TASK PROMPT »
Quote every line as written. Omit pictures.

══ GIVEN INFORMATION

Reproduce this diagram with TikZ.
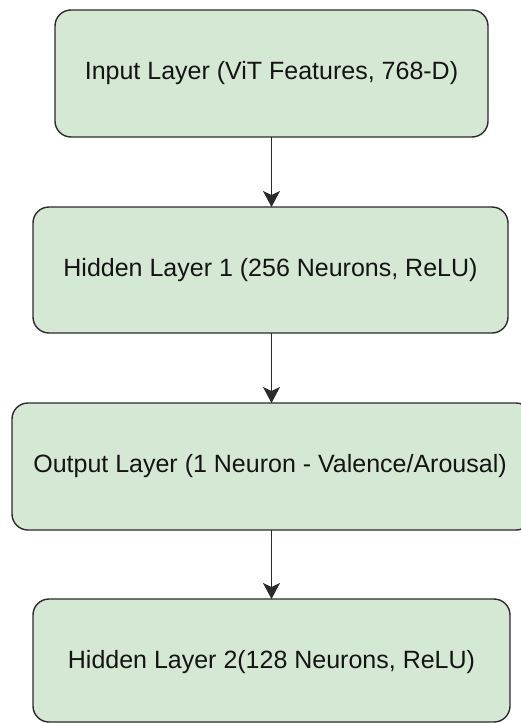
\documentclass[tikz,border=0pt]{standalone}
\usepackage{fontspec}
\setmainfont{Liberation Sans}
\usetikzlibrary{arrows.meta}
\definecolor{boxfill}{HTML}{D5E8D4}
\definecolor{boxline}{HTML}{2B2B2B}
\begin{document}
\begin{tikzpicture}[x=1pt,y=-1pt,
  layer/.style={draw=boxline, line width=1.4pt, fill=boxfill, rounded corners=16pt},
  lbl/.style={font=\fontsize{25}{30}\selectfont, text=black!92},
  conn/.style={draw=boxline, line width=1.3pt, -{Stealth[length=16pt,width=17pt,inset=4pt]}}]
\useasboundingbox (0,0) rectangle (520,723);
\path[layer] (55,10) rectangle (488,137);
\node[lbl] (n1) at (271.5,73.5) {Input Layer (ViT Features, 768-D)};
\coordinate (b1) at (271.5,137);
\path[layer] (33,207) rectangle (508,333);
\node[lbl] (n2) at (270.5,270) {Hidden Layer 1 (256 Neurons, ReLU)};
\coordinate (t2) at (271.5,207);
\coordinate (b2) at (271.5,333);
\path[layer] (12,403) rectangle (532,530);
\node[lbl] (n3) at (270,466.5) {Output Layer (1 Neuron - Valence/Arousal)};
\coordinate (t3) at (271.5,403);
\coordinate (b3) at (271.5,530);
\path[layer] (33,599) rectangle (510,722);
\node[lbl] (n4) at (271.5,662) {Hidden Layer 2(128 Neurons, ReLU)};
\coordinate (t4) at (271.5,599);
\draw[conn] (b1) -- (t2);
\draw[conn] (b2) -- (t3);
\draw[conn] (b3) -- (t4);
\end{tikzpicture}
\end{document}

════

SOLVED EXERCISE »
Reproduce this diagram with TikZ.
\documentclass[tikz,border=0pt]{standalone}
\usepackage{fontspec}
\setmainfont{Liberation Sans}
\usetikzlibrary{arrows.meta}
\definecolor{boxfill}{HTML}{D5E8D4}
\definecolor{boxline}{HTML}{2B2B2B}
\begin{document}
\begin{tikzpicture}[x=1pt,y=-1pt,
  layer/.style={draw=boxline, line width=1.4pt, fill=boxfill, rounded corners=16pt},
  lbl/.style={font=\fontsize{25}{30}\selectfont, text=black!92},
  conn/.style={draw=boxline, line width=1.3pt, -{Stealth[length=16pt,width=17pt,inset=4pt]}}]
\useasboundingbox (0,0) rectangle (520,723);
\path[layer] (55,10) rectangle (488,137);
\node[lbl] (n1) at (271.5,73.5) {Input Layer (ViT Features, 768-D)};
\coordinate (b1) at (271.5,137);
\path[layer] (33,207) rectangle (508,333);
\node[lbl] (n2) at (270.5,270) {Hidden Layer 1 (256 Neurons, ReLU)};
\coordinate (t2) at (271.5,207);
\coordinate (b2) at (271.5,333);
\path[layer] (12,403) rectangle (532,530);
\node[lbl] (n3) at (270,466.5) {Output Layer (1 Neuron - Valence/Arousal)};
\coordinate (t3) at (271.5,403);
\coordinate (b3) at (271.5,530);
\path[layer] (33,599) rectangle (510,722);
\node[lbl] (n4) at (271.5,662) {Hidden Layer 2(128 Neurons, ReLU)};
\coordinate (t4) at (271.5,599);
\draw[conn] (b1) -- (t2);
\draw[conn] (b2) -- (t3);
\draw[conn] (b3) -- (t4);
\end{tikzpicture}
\end{document}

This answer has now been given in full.